» **Material**
__________________________________________________

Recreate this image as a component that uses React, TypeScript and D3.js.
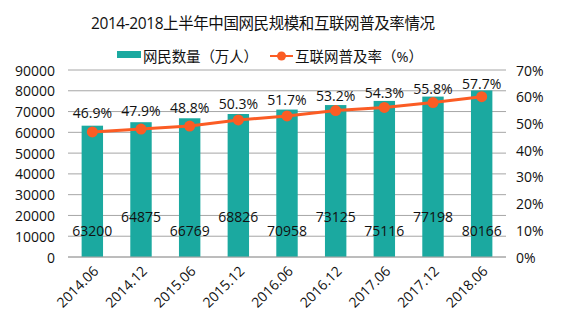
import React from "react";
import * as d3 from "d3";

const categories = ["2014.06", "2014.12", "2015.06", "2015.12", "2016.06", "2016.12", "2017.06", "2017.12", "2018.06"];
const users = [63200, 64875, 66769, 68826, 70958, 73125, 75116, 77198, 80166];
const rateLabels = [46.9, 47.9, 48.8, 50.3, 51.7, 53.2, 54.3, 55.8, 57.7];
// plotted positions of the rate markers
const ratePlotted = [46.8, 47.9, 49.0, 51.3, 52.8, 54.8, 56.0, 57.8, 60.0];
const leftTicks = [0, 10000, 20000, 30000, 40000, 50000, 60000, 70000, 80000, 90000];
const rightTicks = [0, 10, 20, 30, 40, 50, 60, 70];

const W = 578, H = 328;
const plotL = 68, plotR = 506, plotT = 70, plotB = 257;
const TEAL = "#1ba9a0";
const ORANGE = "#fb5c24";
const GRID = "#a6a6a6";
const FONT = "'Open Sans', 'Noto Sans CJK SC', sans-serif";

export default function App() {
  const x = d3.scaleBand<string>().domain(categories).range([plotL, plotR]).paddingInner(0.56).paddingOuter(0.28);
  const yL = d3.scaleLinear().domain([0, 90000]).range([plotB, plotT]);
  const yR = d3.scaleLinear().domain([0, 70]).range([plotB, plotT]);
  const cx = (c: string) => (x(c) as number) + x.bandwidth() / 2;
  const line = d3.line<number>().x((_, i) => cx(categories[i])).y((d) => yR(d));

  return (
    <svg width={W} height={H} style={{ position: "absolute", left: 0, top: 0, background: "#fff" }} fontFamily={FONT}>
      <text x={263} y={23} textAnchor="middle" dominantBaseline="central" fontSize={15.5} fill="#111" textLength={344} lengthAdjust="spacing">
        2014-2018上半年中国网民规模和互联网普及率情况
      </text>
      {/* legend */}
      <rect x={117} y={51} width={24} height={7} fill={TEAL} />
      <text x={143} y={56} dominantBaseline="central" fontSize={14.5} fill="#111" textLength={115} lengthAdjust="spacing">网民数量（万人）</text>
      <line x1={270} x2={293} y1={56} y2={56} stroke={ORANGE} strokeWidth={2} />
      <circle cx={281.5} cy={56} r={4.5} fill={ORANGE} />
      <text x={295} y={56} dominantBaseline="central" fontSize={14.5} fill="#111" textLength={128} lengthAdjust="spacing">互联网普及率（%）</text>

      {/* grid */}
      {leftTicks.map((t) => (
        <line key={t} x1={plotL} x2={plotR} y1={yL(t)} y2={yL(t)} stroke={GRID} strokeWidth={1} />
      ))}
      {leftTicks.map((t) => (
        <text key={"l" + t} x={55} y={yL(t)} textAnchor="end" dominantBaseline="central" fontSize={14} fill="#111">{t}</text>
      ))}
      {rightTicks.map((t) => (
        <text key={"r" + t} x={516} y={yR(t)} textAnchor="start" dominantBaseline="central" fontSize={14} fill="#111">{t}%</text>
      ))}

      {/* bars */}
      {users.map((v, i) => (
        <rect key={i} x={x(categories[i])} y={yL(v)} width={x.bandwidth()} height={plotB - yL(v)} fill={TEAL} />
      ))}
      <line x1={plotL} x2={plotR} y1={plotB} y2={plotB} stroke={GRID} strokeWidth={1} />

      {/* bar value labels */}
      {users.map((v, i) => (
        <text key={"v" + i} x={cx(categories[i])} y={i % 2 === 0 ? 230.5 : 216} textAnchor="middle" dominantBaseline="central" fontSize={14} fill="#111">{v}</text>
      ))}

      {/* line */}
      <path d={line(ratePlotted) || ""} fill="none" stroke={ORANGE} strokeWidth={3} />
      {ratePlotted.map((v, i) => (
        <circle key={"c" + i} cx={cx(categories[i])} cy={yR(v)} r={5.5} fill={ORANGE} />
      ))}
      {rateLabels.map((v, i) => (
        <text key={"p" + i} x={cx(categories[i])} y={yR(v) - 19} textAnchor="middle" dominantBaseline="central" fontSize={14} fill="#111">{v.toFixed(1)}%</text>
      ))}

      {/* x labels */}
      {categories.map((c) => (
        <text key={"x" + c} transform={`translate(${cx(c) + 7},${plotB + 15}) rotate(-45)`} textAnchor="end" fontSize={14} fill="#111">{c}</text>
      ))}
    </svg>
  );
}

__________________________________________________

» **Goal of the exercise**
Return the material word for word. Pictures are not part of the copy.

» **Solved problem**
Recreate this image as a component that uses React, TypeScript and D3.js.
import React from "react";
import * as d3 from "d3";

const categories = ["2014.06", "2014.12", "2015.06", "2015.12", "2016.06", "2016.12", "2017.06", "2017.12", "2018.06"];
const users = [63200, 64875, 66769, 68826, 70958, 73125, 75116, 77198, 80166];
const rateLabels = [46.9, 47.9, 48.8, 50.3, 51.7, 53.2, 54.3, 55.8, 57.7];
// plotted positions of the rate markers
const ratePlotted = [46.8, 47.9, 49.0, 51.3, 52.8, 54.8, 56.0, 57.8, 60.0];
const leftTicks = [0, 10000, 20000, 30000, 40000, 50000, 60000, 70000, 80000, 90000];
const rightTicks = [0, 10, 20, 30, 40, 50, 60, 70];

const W = 578, H = 328;
const plotL = 68, plotR = 506, plotT = 70, plotB = 257;
const TEAL = "#1ba9a0";
const ORANGE = "#fb5c24";
const GRID = "#a6a6a6";
const FONT = "'Open Sans', 'Noto Sans CJK SC', sans-serif";

export default function App() {
  const x = d3.scaleBand<string>().domain(categories).range([plotL, plotR]).paddingInner(0.56).paddingOuter(0.28);
  const yL = d3.scaleLinear().domain([0, 90000]).range([plotB, plotT]);
  const yR = d3.scaleLinear().domain([0, 70]).range([plotB, plotT]);
  const cx = (c: string) => (x(c) as number) + x.bandwidth() / 2;
  const line = d3.line<number>().x((_, i) => cx(categories[i])).y((d) => yR(d));

  return (
    <svg width={W} height={H} style={{ position: "absolute", left: 0, top: 0, background: "#fff" }} fontFamily={FONT}>
      <text x={263} y={23} textAnchor="middle" dominantBaseline="central" fontSize={15.5} fill="#111" textLength={344} lengthAdjust="spacing">
        2014-2018上半年中国网民规模和互联网普及率情况
      </text>
      {/* legend */}
      <rect x={117} y={51} width={24} height={7} fill={TEAL} />
      <text x={143} y={56} dominantBaseline="central" fontSize={14.5} fill="#111" textLength={115} lengthAdjust="spacing">网民数量（万人）</text>
      <line x1={270} x2={293} y1={56} y2={56} stroke={ORANGE} strokeWidth={2} />
      <circle cx={281.5} cy={56} r={4.5} fill={ORANGE} />
      <text x={295} y={56} dominantBaseline="central" fontSize={14.5} fill="#111" textLength={128} lengthAdjust="spacing">互联网普及率（%）</text>

      {/* grid */}
      {leftTicks.map((t) => (
        <line key={t} x1={plotL} x2={plotR} y1={yL(t)} y2={yL(t)} stroke={GRID} strokeWidth={1} />
      ))}
      {leftTicks.map((t) => (
        <text key={"l" + t} x={55} y={yL(t)} textAnchor="end" dominantBaseline="central" fontSize={14} fill="#111">{t}</text>
      ))}
      {rightTicks.map((t) => (
        <text key={"r" + t} x={516} y={yR(t)} textAnchor="start" dominantBaseline="central" fontSize={14} fill="#111">{t}%</text>
      ))}

      {/* bars */}
      {users.map((v, i) => (
        <rect key={i} x={x(categories[i])} y={yL(v)} width={x.bandwidth()} height={plotB - yL(v)} fill={TEAL} />
      ))}
      <line x1={plotL} x2={plotR} y1={plotB} y2={plotB} stroke={GRID} strokeWidth={1} />

      {/* bar value labels */}
      {users.map((v, i) => (
        <text key={"v" + i} x={cx(categories[i])} y={i % 2 === 0 ? 230.5 : 216} textAnchor="middle" dominantBaseline="central" fontSize={14} fill="#111">{v}</text>
      ))}

      {/* line */}
      <path d={line(ratePlotted) || ""} fill="none" stroke={ORANGE} strokeWidth={3} />
      {ratePlotted.map((v, i) => (
        <circle key={"c" + i} cx={cx(categories[i])} cy={yR(v)} r={5.5} fill={ORANGE} />
      ))}
      {rateLabels.map((v, i) => (
        <text key={"p" + i} x={cx(categories[i])} y={yR(v) - 19} textAnchor="middle" dominantBaseline="central" fontSize={14} fill="#111">{v.toFixed(1)}%</text>
      ))}

      {/* x labels */}
      {categories.map((c) => (
        <text key={"x" + c} transform={`translate(${cx(c) + 7},${plotB + 15}) rotate(-45)`} textAnchor="end" fontSize={14} fill="#111">{c}</text>
      ))}
    </svg>
  );
}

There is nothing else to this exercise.